Consideramos a Democracia o mais sublime sistema de organização social entre os Homens – como definiu António Sérgio, « o regime em que são fiscalizados os governos pelos representantes da opinião publica, e em que os representantes da opinião publica votam as bases da legislação (sob um conjunto de garantias rigorosamente determinadas) buscando, por aqueles meios, a possível igualização de todos os membros da sociedade (a aproximação da sociedade sem classes)».
Porem, quem dará realidade a essa Democracia? - Poder-nos-emos interrogar. Sérgio (in “democracia”) responde-nos: «O cidadão (de caracter) e de espirito critico, que consegue dominar os seus próprios nervos e que sabe opor aos variados poderes (pelos seus juízos) uma resistência pacífica, obstinada, lucida (a verdadeira reforma da sociedade não depende só de um remédio mecânico a ela aplicado de uma vez para sempre: tem de estribar-se simultaneamente numa acção moral de todos os dias. O socialismo eterno e mais profundo é o de caracter ético e idealista, como Antero de Quental no-lo pregou».
Sempre em busca de soluções mecânicas, muitos se resumem à ideia simplista de extinguir o analfabetismo, de ensinar a ler a todo o povo. Tarefa (essa) não só inútil, mas digamos até de contraproducente, quando considerada como essencial. Ensine-se a ler, claríssimo está: mas façamo-lo tão-só como mero instrumento de verdadeira obra educativa, que é a realização da cultura critica, da disciplina do homem pelo seu próprio intelecto, da concentração do espírito e da “mesura” ética, da lucidez, da objectividade, do movimento centrípeto, - em suma da “vontade geral” no ânimo de cada um de nós - diz-nos ainda Sérgio.

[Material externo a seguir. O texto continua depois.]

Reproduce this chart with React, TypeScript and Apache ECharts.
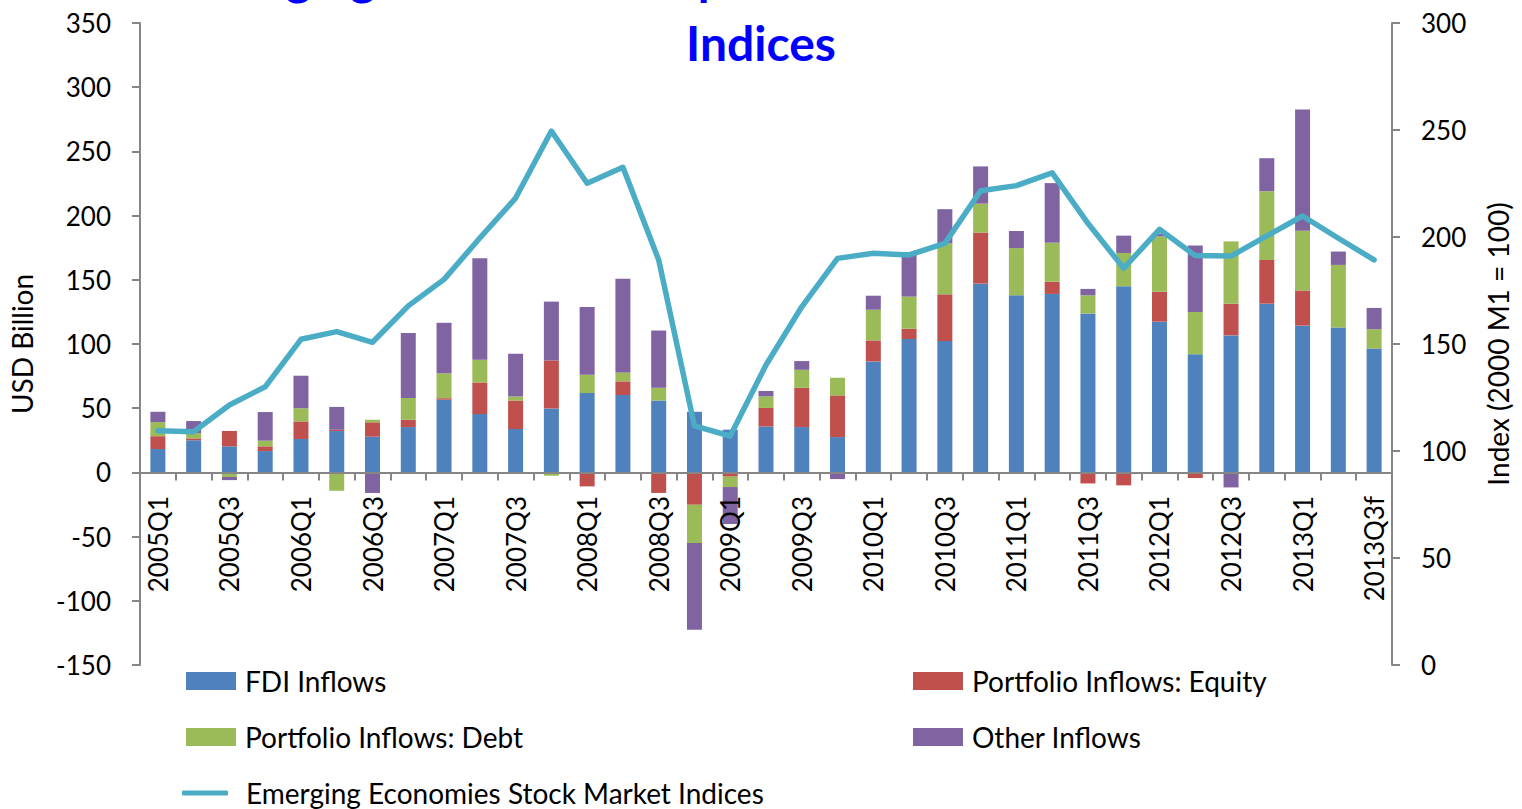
import React, { useEffect, useRef } from "react";
import * as echarts from "echarts";

const categories = [
  "2005Q1", "2005Q2", "2005Q3", "2005Q4",
  "2006Q1", "2006Q2", "2006Q3", "2006Q4",
  "2007Q1", "2007Q2", "2007Q3", "2007Q4",
  "2008Q1", "2008Q2", "2008Q3", "2008Q4",
  "2009Q1", "2009Q2", "2009Q3", "2009Q4",
  "2010Q1", "2010Q2", "2010Q3", "2010Q4",
  "2011Q1", "2011Q2", "2011Q3", "2011Q4",
  "2012Q1", "2012Q2", "2012Q3", "2012Q4",
  "2013Q1", "2013Q2", "2013Q3f",
];

const fdiInflows = [
  18.2, 25, 20.3, 16.6, 26, 32.2, 27.8, 35.3, 56.6, 45.5, 33.8, 49.8,
  61.8, 60.3, 56, 47.2, 33.3, 35.8, 35.3, 27.5, 86.4, 103.9, 102.3, 147,
  137.9, 139, 123.8, 145, 117.4, 92, 106.7, 131.4, 114.3, 112.8, 96.4,
];

const equityInflows = [
  10, 1.5, 12, 3.7, 13.7, 1, 11.2, 5.7, 1.2, 24.5, 22.2, 37.4,
  -10.9, 10.6, -16, -25.2, -3.3, 14.4, 30.6, 32.5, 16.4, 8, 36.4, 39.8,
  0, 9.5, -8.6, -10.1, 23.3, -4.4, 24.7, 34, 27.4, -1, 0,
];

const debtInflows = [
  11, 4, -3.5, 4.4, 10.3, -14.3, 2, 17, 19.4, 17.8, 3.2, -2.6,
  14.2, 7, 9.9, -29.8, -8.1, 9, 14, 13.7, 23.9, 25, 39.6, 22.5,
  36.8, 30.4, 14.1, 25.9, 43.1, 32.9, 48.5, 53.6, 46.5, 48.8, 15.1,
];

const otherInflows = [
  8, 9.5, -2.5, 22.3, 25.3, 17.8, -16, 50.5, 39.3, 78.9, 33.3, 45.8,
  52.8, 73, 44.6, -67.5, -28.8, 4.2, 6.8, -5.2, 10.9, 34.4, 26.7, 29,
  13.3, 46.4, 5, 13.5, 2.1, 51.8, -11.7, 25.7, 94.5, 10.4, 16.6,
];

const stockIndex = [
  109.5, 109, 121.5, 130, 152.2, 155.8, 150.8, 167.8, 180.2, 199.5, 218.2, 249.5,
  225.1, 232.6, 189.3, 111.7, 107, 140.2, 167.4, 190, 192.4, 191.6, 197, 221.6,
  224, 230, 206.4, 185.4, 203.6, 191.3, 191.1, 200.5, 209.8, 199.4, 189.3,
];

const FONT = "Lato, 'Open Sans', sans-serif";
const AXIS_COLOR = "#868686";

export default function App() {
  const ref = useRef<HTMLDivElement>(null);

  useEffect(() => {
    if (!ref.current) return;
    const chart = echarts.init(ref.current, undefined, { renderer: "svg" });

    const barSeries = (name: string, data: number[], color: string) => ({
      name,
      type: "bar",
      stack: "flows",
      data,
      xAxisIndex: 0,
      yAxisIndex: 0,
      barWidth: 15,
      itemStyle: { color },
    });

    const legendItem = (name: string, left: number, top: number, isLine = false) => ({
      show: true,
      data: [{ name, icon: isLine ? "roundRect" : "rect" }],
      left,
      top,
      padding: 0,
      itemWidth: isLine ? 46 : 50,
      itemHeight: isLine ? 5 : 18,
      selectedMode: false,
      textStyle: {
        fontFamily: FONT,
        fontSize: 28,
        color: "#000",
        lineHeight: 30,
        padding: [0, 0, 0, isLine ? 13 : 4],
      },
    });

    chart.setOption({
      animation: false,
      textStyle: { fontFamily: FONT },
      title: {
        text: "Emerging Economies: Capital Inflows and Stock Market\nIndices",
        left: "center",
        top: -62,
        textStyle: {
          fontFamily: FONT,
          fontSize: 48,
          fontWeight: "bold",
          color: "#0000FF",
          lineHeight: 66,
        },
      },
      legend: [
        legendItem("FDI Inflows", 186, 666),
        legendItem("Portfolio Inflows: Equity", 913, 666),
        legendItem("Portfolio Inflows: Debt", 186, 722),
        legendItem("Other Inflows", 913, 722),
        legendItem("Emerging Economies Stock Market Indices", 182, 778, true),
      ],
      grid: { left: 137, right: 130, top: 23, height: 642, containLabel: false },
      xAxis: [
        {
          type: "category",
          data: categories,
          z: 10,
          axisLine: { onZero: true, onZeroAxisIndex: 0, lineStyle: { color: AXIS_COLOR, width: 2 } },
          axisTick: { show: true, interval: 0, length: 8, lineStyle: { color: AXIS_COLOR, width: 2 } },
          axisLabel: { show: false },
          splitLine: { show: false },
        },
        {
          type: "category",
          data: categories,
          position: "bottom",
          offset: -193,
          z: 10,
          axisLine: { show: false, onZero: false },
          axisTick: { show: false },
          axisLabel: {
            interval: 1,
            rotate: 90,
            margin: 24,
            fontSize: 26,
            color: "#000",
            fontFamily: FONT,
          },
          splitLine: { show: false },
        },
      ],
      yAxis: [
        {
          type: "value",
          min: -150,
          max: 350,
          interval: 50,
          name: "USD Billion",
          nameLocation: "middle",
          nameRotate: 90,
          nameGap: 104,
          nameTextStyle: { fontSize: 28, color: "#000", fontFamily: FONT },
          axisLine: { show: true, lineStyle: { color: AXIS_COLOR, width: 2 } },
          axisTick: { show: true, length: 8, lineStyle: { color: AXIS_COLOR, width: 2 } },
          axisLabel: { margin: 29, fontSize: 26, color: "#000", fontFamily: FONT },
          splitLine: { show: false },
        },
        {
          type: "value",
          min: 0,
          max: 300,
          interval: 50,
          position: "right",
          name: "Index (2000 M1 = 100)",
          nameLocation: "middle",
          nameRotate: 90,
          nameGap: 92,
          nameTextStyle: { fontSize: 28, color: "#000", fontFamily: FONT },
          axisLine: { show: true, lineStyle: { color: AXIS_COLOR, width: 2 } },
          axisTick: { show: true, length: 8, lineStyle: { color: AXIS_COLOR, width: 2 } },
          axisLabel: { margin: 29, fontSize: 26, color: "#000", fontFamily: FONT },
          splitLine: { show: false },
        },
      ],
      series: [
        barSeries("FDI Inflows", fdiInflows, "#4F81BD"),
        barSeries("Portfolio Inflows: Equity", equityInflows, "#C0504D"),
        barSeries("Portfolio Inflows: Debt", debtInflows, "#9BBB59"),
        barSeries("Other Inflows", otherInflows, "#8064A2"),
        {
          name: "Emerging Economies Stock Market Indices",
          type: "line",
          xAxisIndex: 0,
          yAxisIndex: 1,
          data: stockIndex,
          symbol: "none",
          showSymbol: false,
          z: 5,
          lineStyle: { color: "#4BACC6", width: 5.5, cap: "round", join: "round" },
          itemStyle: { color: "#4BACC6" },
        },
      ],
    });

    return () => chart.dispose();
  }, []);

  return (
    <div
      ref={ref}
      style={{ position: "fixed", left: 0, top: 0, width: 1522, height: 809, background: "#fff" }}
    />
  );
}
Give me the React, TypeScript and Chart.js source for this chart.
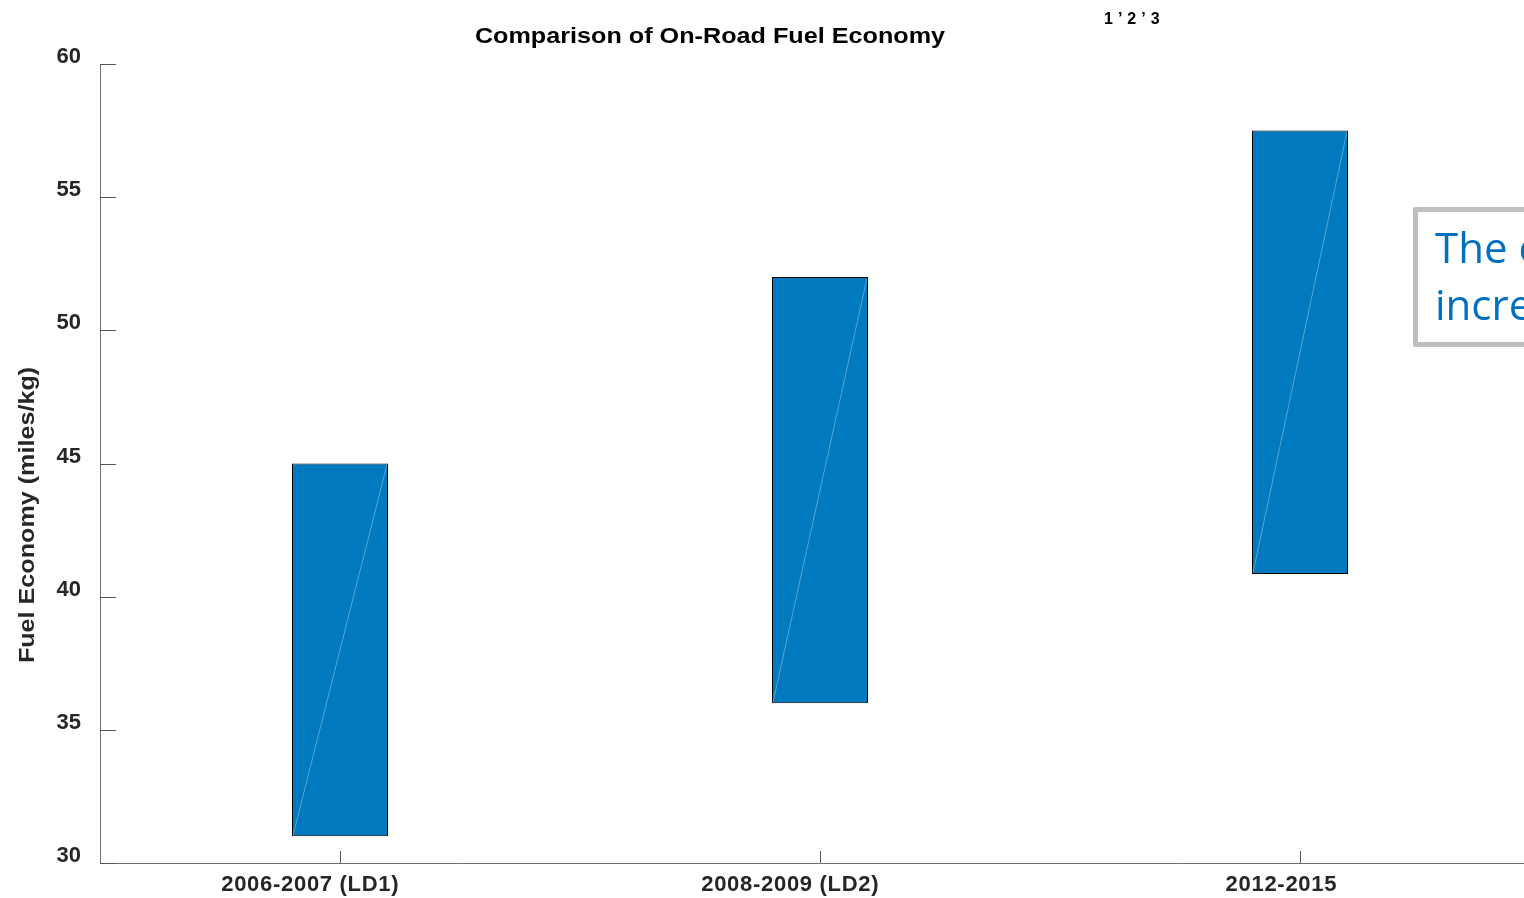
import React, { useEffect, useRef } from "react";
import { Chart, registerables } from "chart.js";

Chart.register(...registerables);

const categories = ["2006-2007 (LD1)", "2008-2009 (LD2)", "2012-2015"];
const lowValues = [31, 36, 40.85];
const highValues = [45, 52, 57.5];
const yMin = 30;
const yMax = 60;
const yStep = 5;
const chartTitle = "Comparison of On-Road Fuel Economy";
const titleRefs = "1\u20192\u20193";
const yAxisTitle = "Fuel Economy (miles/kg)";
const calloutLines = ["The on-road fuel economy has", "increased over time"];

const FONT = "'Liberation Sans', Arial, sans-serif";

const decorPlugin = {
  id: "decor",
  afterDatasetsDraw(chart: any) {
    const { ctx } = chart;
    const meta = chart.getDatasetMeta(0);
    ctx.save();
    ctx.strokeStyle = "rgba(255,255,255,0.55)";
    ctx.lineWidth = 0.6;
    meta.data.forEach((bar: any) => {
      const p = bar.getProps(["x", "y", "base", "width"], true);
      ctx.beginPath();
      ctx.moveTo(p.x - p.width / 2 + 1, p.base - 1);
      ctx.lineTo(p.x + p.width / 2 - 1, p.y + 1);
      ctx.stroke();
    });
    ctx.restore();
  },
  afterDraw(chart: any) {
    const { ctx, chartArea } = chart;
    const x = chart.scales.x;
    const y = chart.scales.y;
    ctx.save();
    ctx.strokeStyle = "#555555";
    ctx.lineWidth = 1;
    y.ticks.forEach((t: any) => {
      const py = Math.round(y.getPixelForValue(t.value)) + 0.5;
      ctx.beginPath();
      ctx.moveTo(chartArea.left, py);
      ctx.lineTo(chartArea.left + 16, py);
      ctx.stroke();
    });
    x.ticks.forEach((_t: any, i: number) => {
      const px = Math.round(x.getPixelForTick(i)) + 0.5;
      ctx.beginPath();
      ctx.moveTo(px, chartArea.bottom);
      ctx.lineTo(px, chartArea.bottom - 12);
      ctx.stroke();
    });
    // x category labels
    ctx.fillStyle = "#262626";
    ctx.font = `bold 22px ${FONT}`;
    (ctx as any).letterSpacing = "0.7px";
    ctx.textAlign = "left";
    ctx.textBaseline = "alphabetic";
    (chart.data.labels as string[]).forEach((lab: string, i: number) => {
      const px = x.getPixelForTick(i);
      const w = ctx.measureText(lab).width;
      ctx.fillText(lab, px - w * 0.667, chartArea.bottom + 28);
    });
    (ctx as any).letterSpacing = "0px";
    // title (horizontally stretched)
    ctx.save();
    ctx.fillStyle = "#000000";
    ctx.font = `bold 22px ${FONT}`;
    ctx.textAlign = "center";
    ctx.textBaseline = "alphabetic";
    ctx.translate(710, 43);
    ctx.scale(1.145, 1);
    ctx.fillText(chartTitle, 0, 0);
    ctx.restore();
    // reference superscript
    ctx.fillStyle = "#000000";
    ctx.font = `bold 16px ${FONT}`;
    ctx.textAlign = "left";
    ctx.textBaseline = "alphabetic";
    (ctx as any).letterSpacing = "5px";
    ctx.fillText(titleRefs, 1104, 24);
    (ctx as any).letterSpacing = "0px";
    // y axis title (stretched along reading direction)
    ctx.save();
    ctx.fillStyle = "#262626";
    ctx.font = `bold 22px ${FONT}`;
    ctx.translate(28, 515);
    ctx.rotate(-Math.PI / 2);
    ctx.scale(1.143, 1);
    ctx.textAlign = "center";
    ctx.textBaseline = "middle";
    ctx.fillText(yAxisTitle, 0, 0);
    ctx.restore();
    ctx.restore();
  },
};

export default function App() {
  const canvasRef = useRef<HTMLCanvasElement | null>(null);

  useEffect(() => {
    const canvas = canvasRef.current;
    if (!canvas) return;
    const chart = new Chart(canvas, {
      type: "bar",
      data: {
        labels: categories,
        datasets: [
          {
            data: categories.map((_c, i) => [lowValues[i], highValues[i]]) as any,
            backgroundColor: "#0079be",
            borderColor: "#000000",
            borderWidth: 1,
            borderSkipped: false,
            barPercentage: 0.2,
            categoryPercentage: 1,
          },
        ],
      },
      options: {
        responsive: false,
        maintainAspectRatio: false,
        animation: false,
        layout: { padding: { top: 64, right: 0, bottom: 0, left: 0 } },
        plugins: {
          legend: { display: false },
          tooltip: { enabled: false },
          title: { display: false },
        },
        scales: {
          x: {
            type: "category",
            offset: true,
            grid: { display: false, drawTicks: false },
            border: { display: true, color: "#6e6e6e", width: 1 },
            ticks: { display: false, autoSkip: false },
            afterFit: (scale: any) => {
              scale.height = 35;
            },
          },
          y: {
            type: "linear",
            min: yMin,
            max: yMax,
            grid: { display: false, drawTicks: false },
            border: { display: true, color: "#6e6e6e", width: 1 },
            ticks: {
              stepSize: yStep,
              color: "#262626",
              font: { family: FONT, size: 22, weight: "bold" },
              padding: 19,
              labelOffset: -7,
            },
            afterFit: (scale: any) => {
              scale.width = 100;
            },
          },
        },
      },
      plugins: [decorPlugin],
    });
    return () => chart.destroy();
  }, []);

  return (
    <div
      style={{
        position: "fixed",
        left: 0,
        top: 0,
        width: 1524,
        height: 898,
        overflow: "hidden",
        background: "#ffffff",
      }}
    >
      <canvas
        ref={canvasRef}
        width={1540}
        height={898}
        style={{ position: "absolute", left: 0, top: 0, width: 1540, height: 898 }}
      />
      <div
        style={{
          position: "absolute",
          left: 1413,
          top: 207,
          width: 460,
          height: 140,
          border: "5px solid #bfbfbf",
          borderRadius: 2,
          background: "#ffffff",
          color: "#0070c0",
          fontFamily: "'Open Sans', 'Noto Sans', sans-serif",
          fontSize: 42,
          lineHeight: "57px",
          padding: "6px 0 0 17px",
          boxSizing: "border-box",
          whiteSpace: "nowrap",
        }}
      >
        {calloutLines.map((l, i) => (
          <div key={i}>{l}</div>
        ))}
      </div>
    </div>
  );
}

Porem, se a construção da Democracia assenta na acção cívica de cada cidadão, há que construir o “cidadão” – que passará pelo dever – por parte dos poderes públicos – de fomentar e promover o potencial público dos cidadãos (que passa pela Educação e Cultura); o tal propósito, refere-nos o Papa João XXIII (in Pacem in Terris); «Hoje em dia crê-se que o bem comum consiste sobretudo no respeito aos direitos e deveres da pessoa humana. Oriente-se pois, o empenho dos poderes públicos, sobretudo no sentido de que esses direitos sejam reconhecidos, respeitados, harmonizados, tutelados e promovidos, tornando-se assim mais fácil o cumprimento dos respectivos deveres».
Construção da Pessoa e da Sociedade – mediante a formação do corpo e do espírito – que se impõe sejam pensados e operados em Liberdade e Consciência cabais.